You could use some rubber washers to reduce the vibrations for each drive you bolt into a chassis but you run into a problem. Swapping out the drive when it goes bad.

I've used the rubber (or silicone) grommets to reduce noise in my workstation, and they work. In rack-mounted servers the drives are usually packed together very tightly and there may be no room for grommets -- and more importantly, drive cooling in these machines relies on large contact areas between the drives and the thermally conductive drive sleds, so I worry that even if I can use grommets, I may be trading one problem for another. The hot-swap drive sleds make replacing failing/failed drives very easy.

Do you shut down your server and remove and replace a drive, or do you get a hot swap chassis and pull the drive and put in a new drive and let the RAID array rebuild itself? The hot swap array costs more, but what is the time cost of shutting down a server?

In my case, using a hot-swap chassis is a no-brainer. The extra cost is about $20/drive, and replacing a drive takes a minute or two at most, with no downtime. With a conventional chassis that requires taking the server out of the rack to swap a drive, it's more like 20-30 minutes of work, and downtime. If either your time or your server's uptime is worth anything, the cost is worth it. I figure that I could use the $20/drive to buy 20% more drives at $100 each, but (once again) reliability is the issue. YMMV.

The next thing to consider are your drives. Do you go with SATA or SAS? SAS drives are built to be sturdier and handle larger workloads so they say. SAN engineers will tell you that you can use SATA drives and they work great, but when one drive goes, the next drive or two tend to die when you slap in the replacement drive and the RAID array is in the middle of rebuilding. I don't know how true that is today as that info is 5 years old and they wanted to sell us SAS drives at a MUCH higher price point at that time.

I looked briefly at SAS, but didn't seriously consider it because of the cost. The same physical drives sold with SATA interfaces are often available with SAS interfaces, so it's not a given that a SAS drive is more robust than a similar SATA drive, although this might be true of drives designed specifically for SAS interfaces, if there are any.

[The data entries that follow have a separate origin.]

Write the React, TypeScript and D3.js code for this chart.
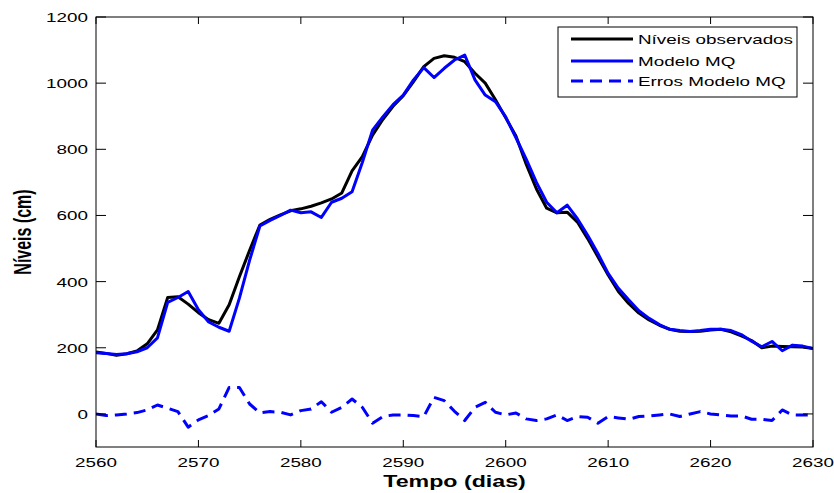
import React from "react";
import * as d3 from "d3";

const days: number[] = d3.range(2560, 2631);

const observed: number[] = [
  187, 183, 177, 182, 190, 212, 254, 352, 354, 332,
  306, 285, 274, 330, 415, 495, 571, 588, 602, 614,
  620, 628, 638, 650, 668, 735, 778, 843, 890, 930,
  962, 1005, 1050, 1075, 1083, 1078, 1065, 1030, 1000, 950,
  895, 840, 755, 680, 622, 608, 610, 580, 530, 475,
  420, 370, 334, 305, 284, 268, 256, 250, 249, 250,
  254, 256, 248, 236, 222, 200, 205, 204, 203, 202,
  198,
];

const model: number[] = [
  185, 183, 180, 182, 188, 200, 230, 337, 352, 370,
  315, 278, 262, 250, 350, 465, 568, 585, 600, 616,
  608, 611, 594, 640, 652, 672, 760, 858, 898, 935,
  964, 1010, 1047, 1017, 1045, 1070, 1085, 1010, 964, 944,
  898, 835, 770, 700, 640, 608, 631, 590, 540, 485,
  425, 380, 345, 312, 289, 270, 256, 252, 249, 252,
  256, 256, 252, 240, 220, 203, 219, 191, 208, 205,
  198,
];

const errors: number[] = [
  0, -5, -3, 0, 4, 12, 27, 17, 7, -40,
  -18, -5, 15, 80, 80, 30, 3, 7, 5, -3,
  10, 15, 37, 5, 20, 45, 20, -28, -8, -3,
  -3, -5, -8, 50, 40, 8, -20, 20, 35, 5,
  -3, 3, -15, -20, -15, -3, -20, -8, -10, -28,
  -8, -12, -16, -8, -6, -3, 0, -8, 0, 7,
  0, -3, -6, -6, -16, -16, -20, 12, -3, -3,
  -3,
];

const xTicks: number[] = [2560, 2570, 2580, 2590, 2600, 2610, 2620, 2630];
const yTicks: number[] = [0, 200, 400, 600, 800, 1000, 1200];

const legendLabels: string[] = ["Níveis observados", "Modelo MQ", "Erros Modelo MQ"];
const xLabel = "Tempo (dias)";
const yLabel = "Níveis (cm)";

const W = 834;
const H = 493;
const L = 96;
const R = 813;
const T = 17;
const B = 447;
const SX = 1.45;
const FONT = "'Liberation Sans', Arial, Helvetica, sans-serif";

export default function App() {
  const x = d3.scaleLinear().domain([2560, 2630]).range([L, R]);
  const y = d3.scaleLinear().domain([-100, 1200]).range([B, T]);

  const line = (vals: number[]) =>
    d3
      .line<number>()
      .x((_, i) => x(days[i]))
      .y((v) => y(v))(vals) || "";

  const legX = 558;
  const legY = 27;
  const legW = 239;
  const legH = 70;
  const rows = [39, 61, 81];
  const styles = [
    { stroke: "#000000", dash: undefined as string | undefined },
    { stroke: "#0000ff", dash: undefined as string | undefined },
    { stroke: "#0000ff", dash: "12,7" },
  ];

  return (
    <svg
      width={W}
      height={H}
      style={{ position: "absolute", left: 0, top: 0, background: "#fff" }}
    >
      <rect x={0} y={0} width={W} height={H} fill="#fff" />
      <defs>
        <clipPath id="plotclip">
          <rect x={L} y={T} width={R - L} height={B - T} />
        </clipPath>
      </defs>

      {/* data lines */}
      <g clipPath="url(#plotclip)" fill="none" strokeLinejoin="round">
        <path d={line(observed)} stroke="#000" strokeWidth={3} />
        <path d={line(model)} stroke="#0000ff" strokeWidth={3} />
        <path d={line(errors)} stroke="#0000ff" strokeWidth={3} strokeDasharray="12,7" />
      </g>

      {/* axes box */}
      <rect x={L} y={T} width={R - L} height={B - T} fill="none" stroke="#000" strokeWidth={1} />

      {/* x ticks */}
      {xTicks.map((t) => (
        <g key={"x" + t}>
          <line x1={x(t)} x2={x(t)} y1={B} y2={B - 7} stroke="#000" />
          <line x1={x(t)} x2={x(t)} y1={T} y2={T + 7} stroke="#000" />
          <text
            transform={`translate(${x(t)},${467}) scale(${SX},1)`}
            textAnchor="middle"
            fontFamily={FONT}
            fontSize={13}
            fill="#000"
          >
            {t}
          </text>
        </g>
      ))}

      {/* y ticks */}
      {yTicks.map((t) => (
        <g key={"y" + t}>
          <line x1={L} x2={L + 10} y1={y(t)} y2={y(t)} stroke="#000" />
          <line x1={R} x2={R - 10} y1={y(t)} y2={y(t)} stroke="#000" />
          <text
            transform={`translate(${88},${y(t) + 5}) scale(${SX},1)`}
            textAnchor="end"
            fontFamily={FONT}
            fontSize={13}
            fill="#000"
          >
            {t}
          </text>
        </g>
      ))}

      {/* axis labels */}
      <text
        transform={`translate(${(L + R) / 2},${487}) scale(${SX},1)`}
        textAnchor="middle"
        fontFamily={FONT}
        fontSize={16}
        fontWeight="bold"
        fill="#000"
      >
        {xLabel}
      </text>
      <text
        transform={`translate(${31},${(T + B) / 2}) scale(${SX},1) rotate(-90)`}
        textAnchor="middle"
        fontFamily={FONT}
        fontSize={16}
        fontWeight="bold"
        fill="#000"
      >
        {yLabel}
      </text>

      {/* legend */}
      <rect x={legX} y={legY} width={legW} height={legH} fill="#fff" stroke="#000" strokeWidth={1} />
      {legendLabels.map((lab, i) => (
        <g key={lab}>
          <line
            x1={571}
            x2={633}
            y1={rows[i]}
            y2={rows[i]}
            stroke={styles[i].stroke}
            strokeWidth={3}
            strokeDasharray={styles[i].dash}
          />
          <text
            transform={`translate(${638},${rows[i] + 5}) scale(${SX},1)`}
            fontFamily={FONT}
            fontSize={13}
            fill="#000"
          >
            {lab}
          </text>
        </g>
      ))}
    </svg>
  );
}
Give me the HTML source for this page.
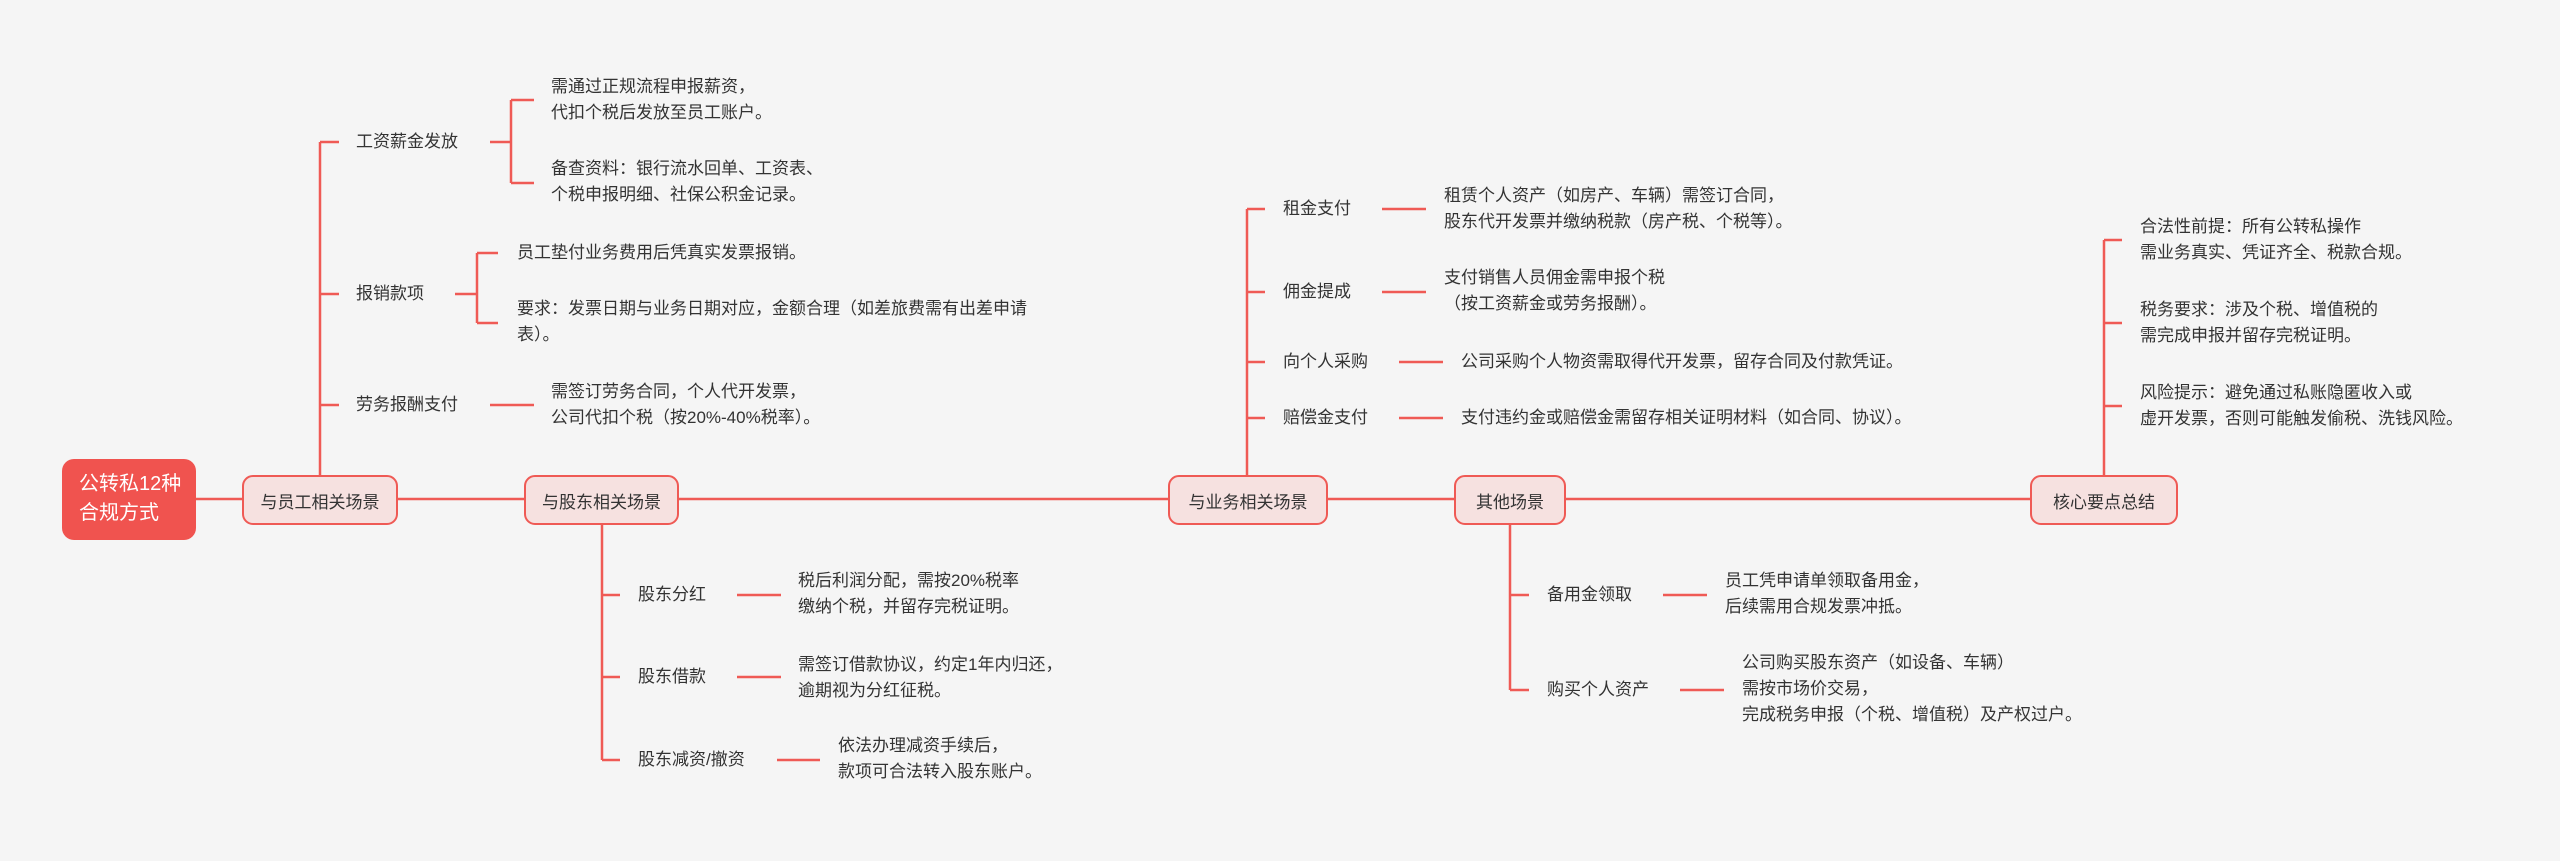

AFAIK, SAS drives might offer a speed advantage (although both SATA and SAS drives top out at 6 gigabits per second, much faster than I need). If I needed more speed, I would want to consider hybrid SSD-cached SATA RAIDs, which appear to be faster and cheaper than SAS and much cheaper than an all-SSD solution.

You may want to consider a SAN and a blade server chassis. They have ridiculous amounts of capacity and redundancy depending on budget, direct interface capability into tape backup units, etc. iSCSI netbooting is fast over fiber channel or 10gb Ethernet. You can use 1gb Ethernet if you are on a budget and speed is not an issue. The list goes on.

I use several NAS units over 1 gbps ethernet for backups. I haven't used tape backup for years (too expensive, too slow, too little capacity, too fragile, too labor-intensive, but aside from that, I've nothing against them :) ).